Rothrock herself remarks, “Even if you don’t feel artistically inclined, I think it can be really powerful and important to sit with the truths and stories that are expressed in art. My work deals with topics that are common themes that a lot of folks wrestle with.”
Both Koonstra and Salituro highlight the importance of encountering art as a community. Koonstra states, “Everyone can learn from art even if they are not an artist. It’s good to support the Redeemer art community–I really believe it’s important for different programs to get to know and appreciate each other’s work.”
Salituro emphasizes the benefits of engaging with art: “So often we are thinking as academics in linguistic terms. Art is a completely different form of communication, but it has just as much depth, knowledge and insight. It speaks on topics of the spirit, relationships, and theology. All these things are so important to us, but we often only think of them in the linguistic context. Art gives us an enriching experience, both as a community and as individuals.”

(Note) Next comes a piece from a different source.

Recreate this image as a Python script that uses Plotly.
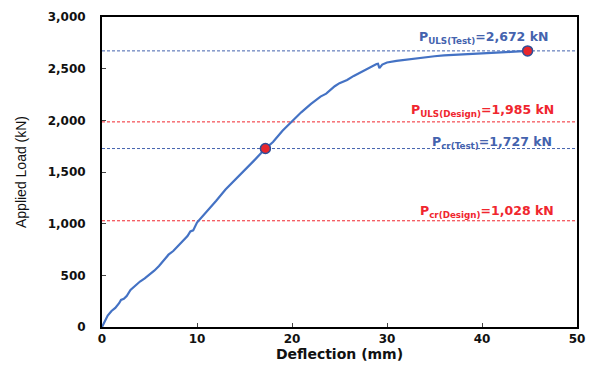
import plotly.graph_objects as go

# Load-deflection curve (mm, kN)
deflection = [0, 0.3, 0.6, 1.0, 1.4, 1.8, 2.0, 2.3, 2.6, 3.0, 3.5, 4.0, 4.5, 5.0, 5.5, 6.0,
              6.5, 7.0, 7.5, 8.0, 8.5, 9.0, 9.3, 9.6, 10.0, 11.0, 12.0, 13.0, 13.5, 14.0,
              15.0, 16.0, 17.2, 18.0, 19.0, 20.0, 20.5, 21.0, 22.0, 23.0, 23.6, 24.5, 25.0,
              25.8, 26.5, 27.5, 28.2, 28.9, 29.05, 29.2, 29.5, 30.0, 31.0, 32.0, 33.1, 34.0,
              35.0, 36.0, 37.0, 38.0, 39.0, 40.0, 41.0, 42.0, 43.0, 44.0, 44.8]
load = [0, 60, 110, 155, 185, 230, 262, 272, 300, 358, 400, 440, 470, 505, 545, 590,
        650, 700, 735, 780, 830, 880, 925, 935, 1010, 1110, 1220, 1330, 1375, 1420,
        1520, 1610, 1727, 1790, 1900, 1993, 2040, 2080, 2160, 2230, 2258, 2330, 2360,
        2390, 2430, 2480, 2515, 2545, 2548, 2505, 2540, 2560, 2575, 2588, 2598, 2610,
        2620, 2628, 2634, 2640, 2645, 2650, 2654, 2658, 2662, 2666, 2672]

# Reference loads
ref_names = ["P<sub>ULS(Test)</sub>=2,672 kN", "P<sub>ULS(Design)</sub>=1,985 kN",
             "P<sub>cr(Test)</sub>=1,727 kN", "P<sub>cr(Design)</sub>=1,028 kN"]
ref_values = [2672, 1985, 1727, 1028]
ref_colors = ["#4463AE", "#F0262E", "#4463AE", "#F0262E"]
label_y = [2805, 2095, 1787, 1118]
label_x = [47.2, 47.8, 47.6, 47.8]

# Key points
key_x = [17.2, 44.8]
key_y = [1727, 2672]

x_ticks = [0, 10, 20, 30, 40, 50]
y_ticks = [0, 500, 1000, 1500, 2000, 2500, 3000]
y_tick_text = ["0", "500", "1,000", "1,500", "2,000", "2,500", "3,000"]

fig = go.Figure()

for v, c in zip(ref_values, ref_colors):
    fig.add_trace(go.Scatter(x=[0, 50], y=[v, v], mode="lines",
                             line=dict(color=c, width=1, dash="3px,2px"),
                             showlegend=False, hoverinfo="skip"))

fig.add_trace(go.Scatter(x=deflection, y=load, mode="lines",
                         line=dict(color="#4472C4", width=2.2), showlegend=False))

fig.add_trace(go.Scatter(x=key_x, y=key_y, mode="markers",
                         marker=dict(color="#E8262C", size=10, symbol="circle",
                                     line=dict(color="#2F4E96", width=1.5)),
                         showlegend=False))

FONT = "DejaVu Sans"
for name, ly, lx, c in zip(ref_names, label_y, label_x, ref_colors):
    fig.add_annotation(x=lx, y=ly, text="<b>" + name.replace("<sub>", "<sub><b>").replace("</sub>", "</b></sub>") + "</b>",
                       showarrow=False, xanchor="right",
                       yanchor="middle", font=dict(family=FONT, size=12.5, color=c))

fig.update_layout(
    width=592, height=369,
    margin=dict(l=102, r=15, t=17, b=42),
    paper_bgcolor="white", plot_bgcolor="white",
    font=dict(family=FONT, color="#111111"),
)
fig.update_xaxes(range=[0, 50], tickvals=x_ticks, ticks="inside", ticklen=4,
                 showline=True, linecolor="black", linewidth=2, mirror=True,
                 showgrid=False, zeroline=False, automargin=False,
                 tickfont=dict(family=FONT, size=12, color="#111111", weight="bold"),
                 title=dict(text="Deflection (mm)",
                            font=dict(family=FONT, size=14, weight="bold"),
                            standoff=4))
fig.update_yaxes(range=[0, 3000], tickvals=y_ticks, ticktext=y_tick_text, ticks="inside",
                 ticklen=4, showline=True, linecolor="black", linewidth=2, mirror=True,
                 showgrid=False, zeroline=False, automargin=False,
                 ticklabelstandoff=12,
                 tickfont=dict(family=FONT, size=12, color="#111111", weight="bold"),
                 title=dict(text="Applied Load (kN)",
                            font=dict(family="Liberation Sans", size=14, color="#111111"),
                            standoff=18))

fig.write_html("out.html", config={"displayModeBar": False},
               post_script="document.body.style.margin='0';")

Engaging with Rothrock’s work provides students with the opportunity to reflect on their own or communally on aspects of embodiment. It can be a way for fruitful conversations to flow from otherwise uncomfortable and “taboo” topics. Irish states, “Art is powerful. We can use it to build relationships with each other and hear one another’s stories and experiences. Rothrock’s show does this, perhaps more clearly than other pieces of art.”
Redeemer students, we sincerely encourage you to visit the Exhibition located in the Art Gallery. The instalment will be available for your viewing and reflection from February 9 – March 26.